Prayer and contemplation

By Dave Henning / January 26, 2015

Today’s blog incorporates the final three elements of Timothy Keller’s suggested frame work for prayer- Word prayer, free prayer, and contemplation.

3.  Word prayer.  Pastor Keller states that Martin Luther gives us an important and often overlooked step in daily prayer.  Before he moved on to free-form prayer, Luther took time to “pray the text” after meditating on Scripture.  By using Luther’s approach, meditation immediately can be turned into prayer.  Another important and time-honored way to do Word prayer is “Praying the Psalms.”
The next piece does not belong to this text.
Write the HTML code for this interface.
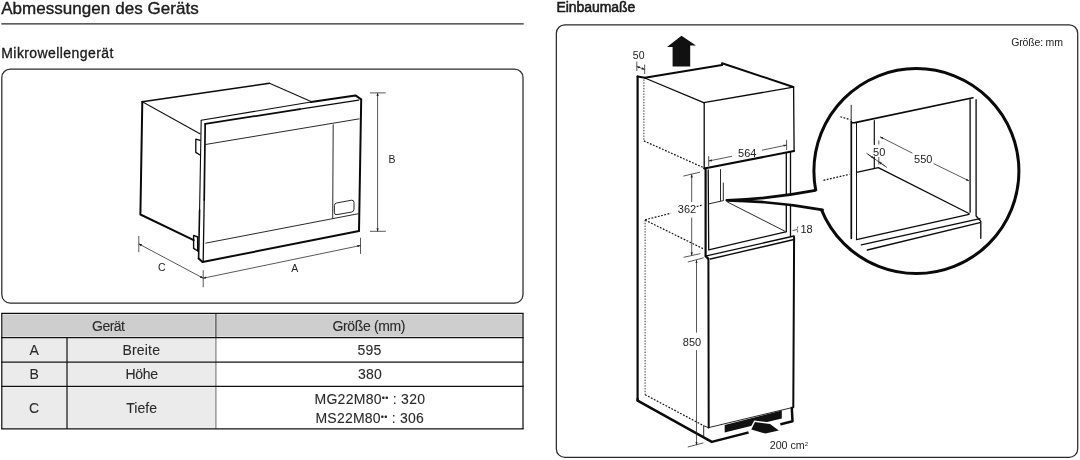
<!DOCTYPE html>
<html lang="de">
<head>
<meta charset="utf-8">
<title>Abmessungen des Geräts</title>
<style>
html,body{margin:0;padding:0;background:#fff;}
body{width:1080px;height:460px;position:relative;overflow:hidden;}
svg{position:absolute;left:0;top:0;display:block;will-change:transform;}
svg text{font-family:"Liberation Sans",sans-serif;fill:#222;}
.k{stroke:#0a0a0a;stroke-width:2;fill:none;stroke-linejoin:round;stroke-linecap:round;}
.m{stroke:#0a0a0a;stroke-width:1.3;fill:none;stroke-linejoin:round;stroke-linecap:round;}
.t{stroke:#111;stroke-width:0.9;fill:none;}
.d{stroke:#111;stroke-width:1.2;fill:none;stroke-dasharray:1.8 1.5;}
.dv{stroke:#333;stroke-width:1;fill:none;stroke-dasharray:1.4 1.4;}
.lt{font-size:10.5px;text-anchor:middle;}
.g{stroke:#222;stroke-width:0.75;fill:none;}
.bx{fill:none;stroke:#2a2a2a;stroke-width:1.25;}
.a1{marker-start:url(#ah);}
.a2{marker-end:url(#ah);}
.tl{stroke:#111;stroke-width:1.25;fill:none;}
.tc{text-anchor:middle;font-size:14px;fill:#2a2a2a;stroke:#2a2a2a;stroke-width:0.1px;}
.dm{font-size:11px;text-anchor:middle;}
</style>
</head>
<body>
<svg width="1080" height="460" viewBox="0 0 1080 460">
<defs><marker id="ah" viewBox="0 0 6 6" refX="5.6" refY="3" markerWidth="3.4" markerHeight="3.4" orient="auto-start-reverse" markerUnits="userSpaceOnUse"><path d="M0 1 L6 3 L0 5 Z" fill="#222"/></marker></defs>
<g id="headings">
<text x="1.2" y="14.3" font-size="17" textLength="197.5" lengthAdjust="spacing" fill="#111" stroke="#111" stroke-width="0.35">Abmessungen des Geräts</text>
<line x1="1.3" y1="23.9" x2="523.7" y2="23.9" stroke="#2a2a2a" stroke-width="1.2"/>
<text x="1.3" y="58.3" font-size="14" textLength="112" lengthAdjust="spacing" fill="#111" stroke="#111" stroke-width="0.3">Mikrowellengerät</text>
<text x="556.4" y="11.8" font-size="14" textLength="79" lengthAdjust="spacing" fill="#111" stroke="#111" stroke-width="0.5">Einbaumaße</text>
<rect class="bx" x="1.8" y="69" width="521.2" height="234.1" rx="8.5"/>
<rect class="bx" x="556.35" y="24.8" width="521.35" height="432.6" rx="8.5"/>
<text x="1011.3" y="46.4" font-size="10.5" textLength="51.6" lengthAdjust="spacing">Größe: mm</text>
</g>
<g id="table">
<rect x="1.8" y="313.4" width="214.1" height="115.5" fill="#f6f6f6"/>
<rect x="215.9" y="313.4" width="307.1" height="24.200000000000045" fill="#f6f6f6"/>
<rect x="2.85" y="314.45" width="212.00" height="22.10" fill="#cecece"/>
<rect x="216.95" y="314.45" width="305.00" height="22.10" fill="#cecece"/>
<rect x="2.85" y="338.65" width="63.10" height="22.40" fill="#ebebeb"/>
<rect x="68.05" y="338.65" width="146.80" height="22.40" fill="#ebebeb"/>
<rect x="2.85" y="363.15" width="63.10" height="22.20" fill="#ebebeb"/>
<rect x="68.05" y="363.15" width="146.80" height="22.20" fill="#ebebeb"/>
<rect x="2.85" y="387.45" width="63.10" height="40.40" fill="#ebebeb"/>
<rect x="68.05" y="387.45" width="146.80" height="40.40" fill="#ebebeb"/>
<line x1="215.9" y1="313.4" x2="215.9" y2="337.6" stroke="#666" stroke-width="1.6"/>
<line x1="215.9" y1="337.6" x2="215.9" y2="428.9" stroke="#808080" stroke-width="1.2"/>
<line class="tl" x1="1.2000000000000002" y1="313.4" x2="523.6" y2="313.4"/>
<line class="tl" x1="1.2000000000000002" y1="337.6" x2="523.6" y2="337.6"/>
<line class="tl" x1="1.2000000000000002" y1="362.1" x2="523.6" y2="362.1"/>
<line class="tl" x1="1.2000000000000002" y1="386.4" x2="523.6" y2="386.4"/>
<line class="tl" x1="1.2000000000000002" y1="428.9" x2="523.6" y2="428.9"/>
<line class="tl" x1="1.8" y1="313.4" x2="1.8" y2="428.9"/>
<line class="tl" x1="523.0" y1="313.4" x2="523.0" y2="428.9"/>
<line class="tl" x1="67.0" y1="337.6" x2="67.0" y2="428.9"/>
<text class="tc" x="108.5" y="330.8" font-size="15" textLength="33" lengthAdjust="spacing">Gerät</text>
<text class="tc" x="369" y="330.8" font-size="15" textLength="73" lengthAdjust="spacing">Größe (mm)</text>
<text class="tc" x="34.1" y="355.0" font-size="15">A</text>
<text class="tc" x="141.2" y="355.0" font-size="15" textLength="37.5" lengthAdjust="spacing">Breite</text>
<text class="tc" x="369.4" y="355.0" font-size="15" textLength="23.75" lengthAdjust="spacing">595</text>
<text class="tc" x="34.1" y="379.3" font-size="15">B</text>
<text class="tc" x="141.7" y="379.3" font-size="15" textLength="32.5" lengthAdjust="spacing">Höhe</text>
<text class="tc" x="369.9" y="379.3" font-size="15" textLength="23.75" lengthAdjust="spacing">380</text>
<text class="tc" x="34.1" y="413.2" font-size="15">C</text>
<text class="tc" x="141.6" y="413.2" font-size="15" textLength="30.75" lengthAdjust="spacing">Tiefe</text>
<text class="tc" x="369.75" y="404.2" font-size="15" textLength="110.5" lengthAdjust="spacing">MG22M80<tspan font-size="9" dy="-3.2">••</tspan><tspan dy="3.2"> : 320</tspan></text>
<text class="tc" x="369.6" y="422.7" font-size="15" textLength="108.25" lengthAdjust="spacing">MS22M80<tspan font-size="9" dy="-3.2">••</tspan><tspan dy="3.2"> : 306</tspan></text>
</g>
<g id="mw">
<path class="k" style="stroke-width:1.6" d="M142.3 101.8 L269.5 83.3"/>
<path class="k" d="M142.3 101.8 L140.4 214.5 L193.7 240.2"/>
<path class="t" style="stroke-width:1.05" d="M269.5 83.3 L311 101.6"/>
<path class="t" style="stroke-width:1.1" d="M142.3 101.8 L200.4 133.9"/>
<path class="m" style="stroke-width:1.1" d="M201.2 120.2 L311 102"/>
<path class="k" d="M311 102 L355.4 95.4 L361.2 99.3 L359 231"/>
<path class="k" style="stroke-width:1.7" d="M205.2 123.8 L300 109.2"/><path class="m" d="M300 109.2 L358.7 100.1"/>
<path class="m" style="stroke-width:1.1" d="M201.2 120.2 L199.6 210"/><path class="k" style="stroke-width:1.6" d="M199.6 210 L198.6 258.6"/>
<path class="k" style="stroke-width:1.7" d="M205.2 123.8 L204.2 200"/><path class="m" d="M204.2 200 L203.2 261"/><path class="k" d="M202.6 262 L359 231"/>
<path class="k" d="M198.6 258.6 L202.6 262"/>
<path class="t" d="M205.4 144.5 L359.5 118.8"/>
<path class="t" d="M205.4 243.2 L358.4 213.7"/>
<path class="t" d="M333.2 124.4 L332.7 218.7"/>
<path class="t" d="M336.5 203 L351.5 200.2 Q354 200 354 202.3 L354 209 Q354 211.5 351.8 212 L337 214.6 Q334.4 215 334.4 212.8 L334.4 205.5 Q334.4 203.5 336.5 203 Z"/>
<path class="m" d="M200.2 140.4 L195.8 139.1 L195.8 152.4 L200 155"/>
<path class="m" style="stroke-width:1.4" d="M197.6 237 L193.6 235.4 L193.6 248.4 L198 251"/><path class="m" d="M197.6 237 L197.6 251"/>
<path class="g" d="M369.9 92.9 L385.8 92.9 M369.9 231.3 L385.8 231.3"/>
<path class="g a1 a2" d="M377.6 92.9 L377.6 231.3"/>
<path class="g" d="M138.8 236 L138.8 252.2 M203.2 270.2 L203.2 287.3 M360.5 237.7 L360.5 253.9"/>
<path class="g a1 a2" d="M138.8 243.9 L203.2 278.2"/>
<path class="g a1 a2" d="M203.2 278.2 L360.5 245.5"/>
<text class="lt" x="392" y="162.6">B</text>
<text class="lt" x="161.8" y="271.2">C</text>
<text class="lt" x="294.7" y="272">A</text>
</g>

<g id="cab">
<polygon points="681.5,35.7 696,45.6 690.2,45.6 690.2,66.6 672.6,66.6 672.6,47 667,47" fill="#111"/>
<text class="dm" x="638.7" y="59" style="font-size:10.5px">50</text>
<path class="g" d="M636.8 61.6 L636.8 71 M644.7 64.5 L644.7 74"/>
<path class="g a1 a2" d="M636.8 66.5 L644.7 69.5"/>
<path class="k" style="stroke-width:2.2" d="M637.6 76.5 L637.6 400.6"/>
<path class="k" style="stroke-width:2.5" d="M637.6 399 L637.6 400.6 L711.8 441.9 L792.5 421.2 L791.8 408"/>
<path class="k" d="M637.6 76.5 L644.8 77.8 L722.1 65 L722.1 63.2 L793.3 87"/>
<path class="m" d="M644.8 78 L703.7 102.7 L793.3 87.2"/>
<path class="m" d="M704.2 102.7 L704.2 168.6 M793.6 87 L794.1 151"/>
<path class="dv" d="M643.9 79.5 L643.9 140.9"/>
<path class="d" d="M643.9 140.9 L703.7 167.7"/>
<path class="k" d="M704.2 168.6 L794.1 151"/>
<path class="g" d="M708.7 156 L708.7 166 M786.6 139.8 L786.6 150.1"/>
<path class="g a1" d="M708.7 161 L732 156.3"/>
<path class="g a2" d="M762 150.2 L786.6 145.1"/>
<text class="dm" x="747.3" y="156.8">564</text>
<path class="g" d="M683.3 176.1 L700 172.2 M683.6 257.3 L700.4 253.6"/>
<path class="g a1" d="M691.7 174.4 L691.7 202"/>
<path class="g a2" d="M691.7 217.6 L691.7 255.4"/>
<text class="dm" x="687" y="213.4">362</text>
<path class="g" d="M687.8 262 L703.7 257.8 M687.8 447 L703.4 442.9"/>
<path class="g a1" d="M696.5 260.1 L696.5 332.6"/>
<path class="g a2" d="M696.5 350.1 L696.5 445"/>
<text class="dm" x="692" y="346">850</text>
<path class="d" d="M645.1 219.8 L671 213.2 M696.7 206.5 L702.9 204.9 M645.1 220.1 L702.9 248.6 M645.1 394.7 L703.7 425.7"/>
<path class="dv" d="M645.1 220 L645.1 394.7"/>
<path class="k" style="stroke-width:2.2" d="M705.6 168.6 L705.6 256.1 L708.2 258.6"/>
<path class="m" d="M708.2 170 L708.7 249.9 L785.8 231.8"/>
<path class="t" d="M720.5 169.2 L720.5 201 M723.3 182.6 L723.3 200.2 M708.7 203.9 L723.8 200.5 M727.2 201.9 L784.9 231.2"/>
<path class="m" d="M786.3 152.5 L786.3 231.8 M790.5 152 L790.5 236"/>
<path class="m" d="M705.4 256.1 L794.1 236 M710.4 259 L794.1 239.5"/>
<path class="k" d="M708.4 259 L708.7 427.4 M793.3 407.3 L794.1 237"/>
<path class="t" d="M708.7 427.6 L793.3 407.3"/>
<path class="t" d="M703.7 425.7 L703.7 437.2 M703.7 425.7 L709 428"/>
<polygon points="724.7,425 781.8,410.4 781.8,418.4 724.7,432.4" fill="#111"/>
<path d="M748.6 432.5 L780.3 424.3" stroke="#fff" stroke-width="4.2" fill="none"/>
<polygon points="751.3,429.5 755,422.1 770,424 778.8,430.4 765.3,433.5" fill="#111" stroke="#fff" stroke-width="3" paint-order="stroke"/>
<text x="769.7" y="449.3" font-size="10.7">200 cm<tspan font-size="6" dy="-3.8">2</tspan></text>
<circle cx="916.4" cy="171.1" r="102.5" fill="#fff" stroke="#0a0a0a" stroke-width="3"/>
<path d="M726.8 200.3 Q773.3 198.6 815.4 190.4 L826 192 L829 207.5 L822.6 209.8 Q774.8 201.2 726.8 200.3 Z" fill="#fff"/>
<path d="M815.4 190.4 Q773.3 198.6 726.8 200.3 Q774.8 201.2 822.6 209.8" fill="none" stroke="#0a0a0a" stroke-width="2.7" stroke-linejoin="round" stroke-linecap="round"/>
<path class="g" d="M792.5 230.6 L797.6 229.4 M797.6 226.6 L797.6 228.5 M797.6 230.3 L797.6 232.4"/>
<text class="dm" x="806.5" y="233.2">18</text>
<g id="circ">
<path class="t" d="M851.2 104.8 L851.2 122"/>
<path class="k" style="stroke-width:1.7" d="M851.3 121.5 L851.3 238.3"/>
<path class="t" style="stroke-width:1.05" d="M856.5 122.5 L856.5 239.6"/>
<path class="m" d="M856.5 239.6 L969 214.3"/>
<path class="k" style="stroke-width:1.6" d="M852 122.8 L855 122.6 L973 97.7"/>
<path class="d" d="M840.4 116.7 L850.4 119.8 M823.5 180.3 L849.6 174.3"/>
<path class="m" d="M970.1 99.6 L970.1 212.2 M976.1 99.6 L976.1 216 L980.8 221.3 L980.8 238.3"/>
<path class="m" style="stroke-width:1.15" d="M874.3 120.6 L874.3 144.5 M874.3 157 L874.3 167.8"/>
<path class="m" d="M856.5 172.4 L878.3 167.6 L969 213.5"/>
<path class="m" d="M861.3 244.8 L980 218.7 M867.3 250 L980 222.6"/>
<path class="g a1" d="M880.1 136.8 L912.4 153.2"/>
<path class="g a2" d="M933.6 163.6 L969 180.9"/>
<text class="dm" x="923.3" y="163.2">550</text>
<text class="dm" x="879.2" y="155.8">50</text>
<path class="g" d="M866.4 153.2 L887 167.5 M878.8 140.5 L878.8 144.5 M878.8 157 L878.8 164.6"/>
<path class="g a2" d="M868 154.3 L874.3 158.7"/>
<path class="g a1" d="M878.8 161.8 L885 166.1"/>
</g>
</g>

</svg>
</body>
</html>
4.  Free prayer.  The author states that “free prayer means simply to pour out your heart to God in prayer.”  He adds that our free prayers are to be balanced among the three forms of prayer- adoration and thanksgiving, confession and repentance, petition and intercession.  Prayer becomes life-changing and powerful as we lift each cause to God with theological reasoning and self-examination.

5.  Contemplation.  Pastor Keller observes that after all is said and done, we won’t necessarily find our heart and affections engaged or that the Holy Spirit has opened our thoughts in new ways.  It may happen that our prayer time will begin and end with a sense of spiritual dryness or even the absence of God.  Contemplation then would encompass taking our best thought about God, praising and thanking Him for who He is, and sincerely asking Him to draw near and show His face in good time.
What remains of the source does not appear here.